The drama of eight adults onstage are further complicated with three children. American plays of the 1930s-40s are often generous with cast. But if you’re as meticulous as Hellman they’re given more than walk-ons.

McDougall paces its two-hour-fifteen with judicious cuts. It’s still not till the last fifteen minutes of the first half this work starts its overt chess game. Hellman leads quietly from the polite outset with servants and bells; the hapless David’s understated journey is part of it. With serpentine writing and pincer movements Hellman introduces conflicts, tentative love-affairs, and a wrenching love at the centre – Waschle’s and Fitzgerald’s performances, stoically fraught, movingly distilling what’s at stake for them personally against what they’re prepared to do in order to look Europe in the face, easily leaps over melodrama.

There are pantomime villains – Romanian count Teck de Brancovis is brought to a gleam by John Light, in a part given a few touches of shade to offset the shadows so to speak.

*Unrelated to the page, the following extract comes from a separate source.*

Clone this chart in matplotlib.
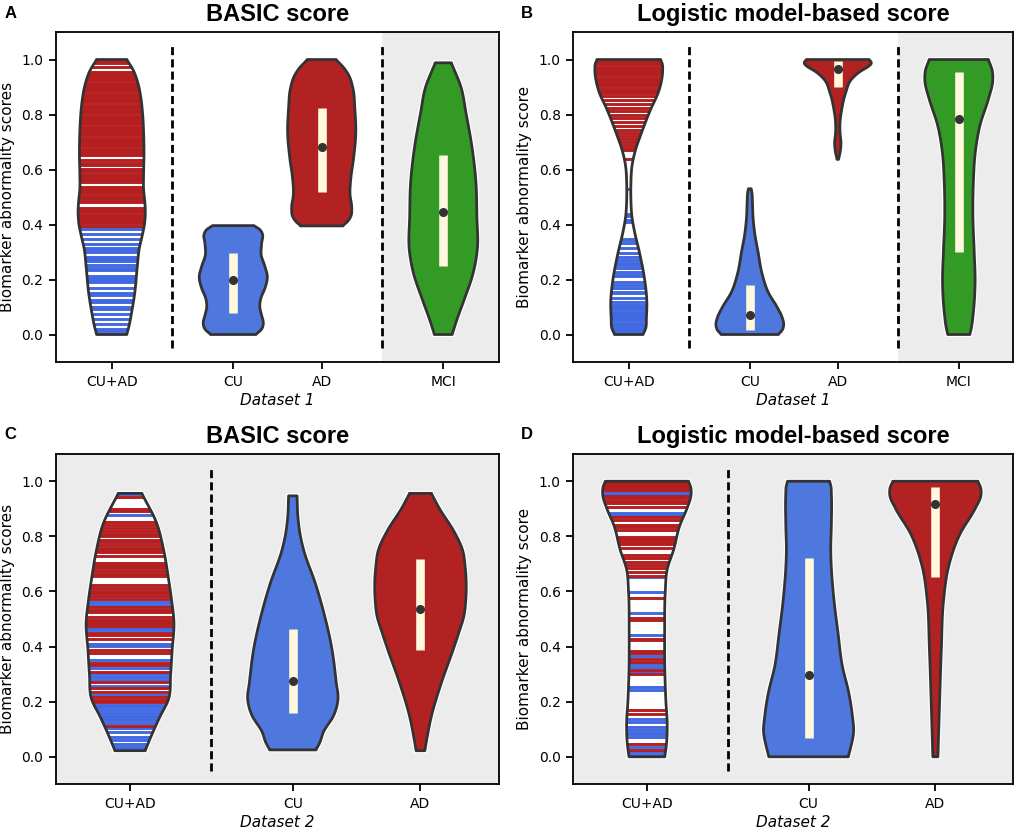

Marthe de Brancovis (Carlyss Peer) is more interesting. Peer speaks rapidly, defiantly, and bursts into a memorable personal rhythm when allowed her relatively brief appearances.

The two servants are allowed brief, telling moments of dignity, though neither Anise (Kate Duchene) nor Joseph (David Webber), despite stage business, have much opportunity to prevent the privileged classes morally hogging the piece.

There’s the challenge of so much dialogue involving three children. Both Hellman and McDougall navigate pathos and ‘out-of-the-mouths’ moments with a distinctly talented trio. On this occasion Bodo Miller (a winning Bertie Caplan) snatches the attention every time – Hellman upends expectations by having the youngest the most eloquent, for Fanny sickeningly, precocious: Caplan’s a discovery. Joshua Muller (Billy Bryers) has less to do and Hellman gives him moments of affect and action. Tamar Lanaido as Babbette has rather more, though again gestures plucky resolution.

Hellman had intended Fanny a more unsympathetic character. Here, perhaps inevitably she’s redeemable, and Hodge makes wry use of her journey to understanding, refracted through her encounters with Caplan, easily the comic highlight of a tense and slowly engrossing thriller. The urbane Streatfield is strikingly subdued as the put-upon son whose own life seems transformed at the end, ready for anything: even perhaps romance.

In the week this revival opened two British aid-workers were reported missing, one declared dead, trying to extricate Ukrainians from Russian-held territory. History doesn’t often put the boot in quite so insistently. Hellman’s uneasy drama, reaching out to our own quandaries, has answers that stay news. A must-see.